Celebrating Monty Wooley Day
The young woman was determined.
She brushed past reporters and photographers on a hot and sunny afternoon in Saratoga Springs and presented her daughter to the Great Man. “Go on, shake Mr. Woolley’s hand,” the mother urged her little girl.
Actor Monty Woolley expressed surprise. Woolley, whose manners of sophistication and culture were displayed on and off stage, responded in character. “My dear woman,” he said, “that child is too young to realize who I am.”
That was 1949. Sixty-one years later, many people may not realize who Monty Woolley was.
But Monty picks up new fans every December. The man who spent his boyhood days in Saratoga Springs appears in two holiday movies that have been shown during recent Christmas seasons on Turner Classic Movies (TCM). Posted on December 13, 2010.

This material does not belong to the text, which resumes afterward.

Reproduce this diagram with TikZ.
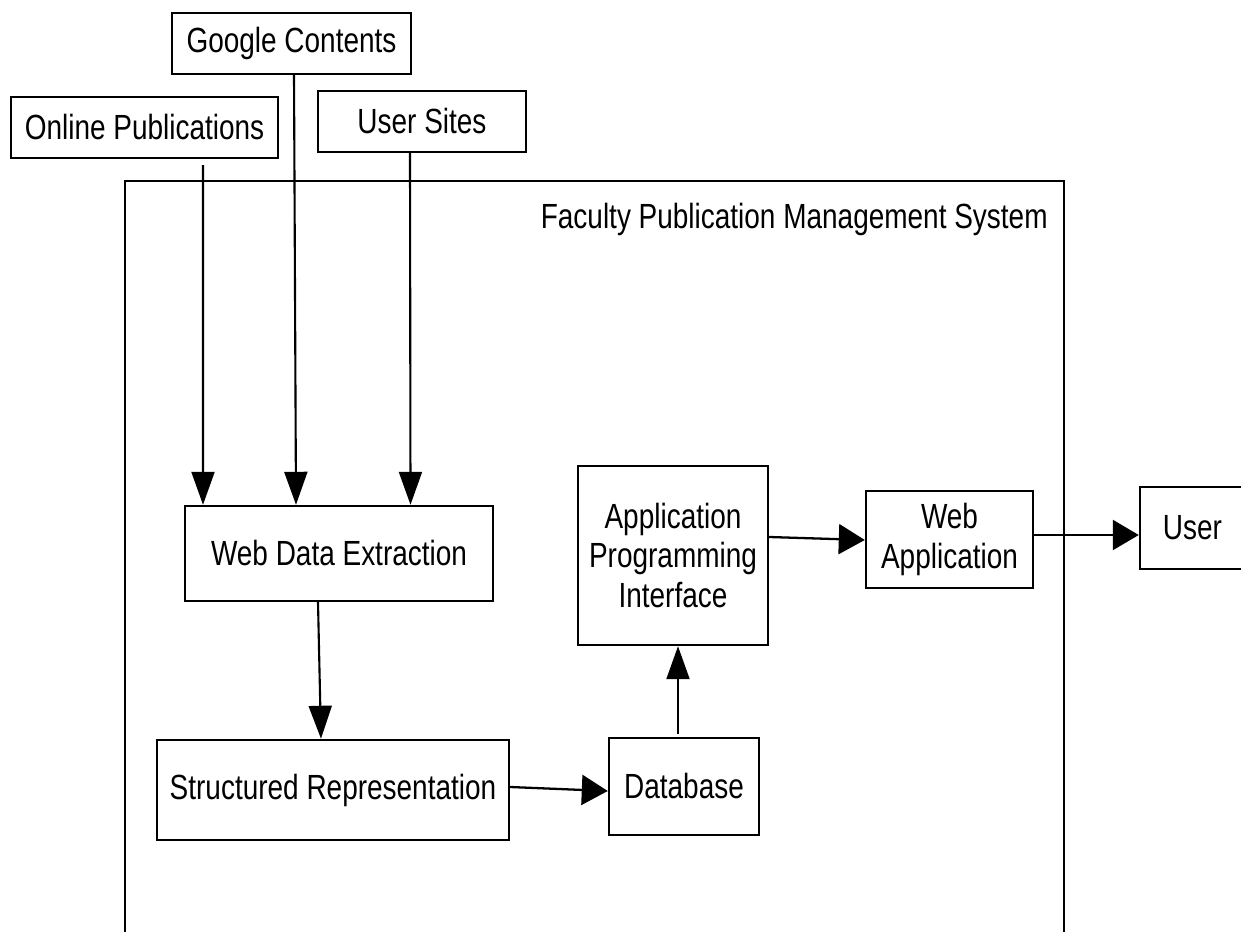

Actor Monty Woolley and Mrs. David McGuire hold Monty’s key to the city of Saratoga Springs on Aug. 1, 1949. A thoroughbred pal is also in for the picture: Monty was honored on the first day of Saratoga’s annual racing meet.
Bert Lahr greets his old pal Monty Woolley. The moon-faced actor best known as the Cowardly Lion in “The Wizard of Oz” was making a stage appearance in the city.
Monty Woolley (center) played “The Man Who Came to Saratoga,” a one-time-only show in Saratoga Springs on Monday, Aug. 1, 1949. Woolley, who starred in “The Man Who Came to Dinner” and other films, was honored during “Monty Woolley Day.” Sitting with the showman are Leo W. Roohan and Marion Maul of Schenectady.
The actor (third from left) is surrounded by pals during “Monty Woolley Day” in Saratoga Springs. Woolley makes television appearances every December, in the holiday films “The Bishop’s Wife” and “The Man Who Came to Dinner.”
Monty Woolley, as Sheridan Whiteside, center, gives actor Richard Travis the eye as Travis gives Bette Davis the eye in this scene from the 1942 film “The Man Who Came to Dinner.”